L’agricoltura – il 20% del Pil pakistano - è stata spazzata via: i raccolti di cotone, canna da zucchero, mais, verdure sono perduti e i campi sono dilavati. Secondo il presidente Ali Zardari, criticato per la sua assenza in questo drammatico frangente, ci vorranno almeno 2 anni per ridare ai contadini semi, fertilizzanti, cibo e nuovi raccolti. Secondo esperti ne occorreranno almeno cinque e 15 miliardi di dollari.
Intanto i prezzi dei generi alimentari salgono e vi è mancanza di combustibili, portando scontentezza e rivolte fra i colpiti. Centinaia di sfollati, senza riparo, hanno bloccato la strada da Islamabad a Peshawar, reclamando aiuti. Due ministri britannici in visita nelle zone del disastro, sono stati evacuati con l’elicottero, essendo stati bloccati da manifestanti.
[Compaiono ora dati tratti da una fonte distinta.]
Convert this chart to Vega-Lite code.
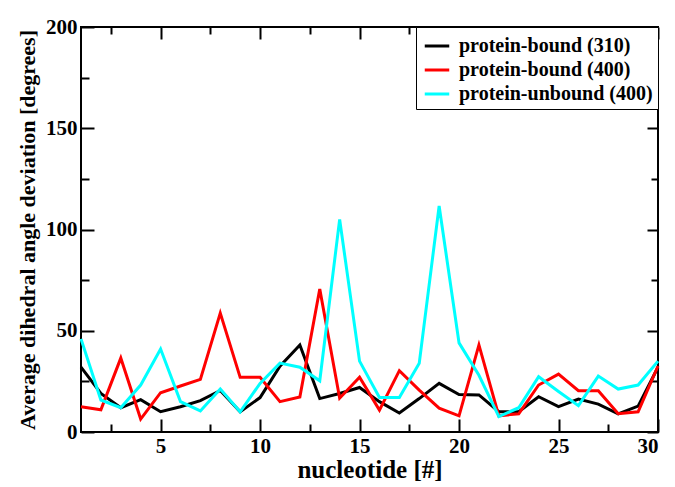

Nella situazione sempre più incandescente, oppositori del governo e partiti islamici mostrano la loro efficacia, criticando le autorità. La al-Khidmat Foundation, organizzazione legata al Jamaat-e-Islami, il più grande partito estremista religioso, ha mobilitato 16500 volontari per distribuire cibo e medicinali a migliaia di sopravvissuti all’alluvione.
Shah Mehmood Qureshi, ministro degli esteri, ha avvertito che il disastro potrebbe facilitare la diffusione dell’estremismo islamico e di al-Qaeda. Da tempo il Pakistan è in prima linea nella lotta contro al Qaeda nel nord-ovest del Paese, al confine con l’Afghanistan.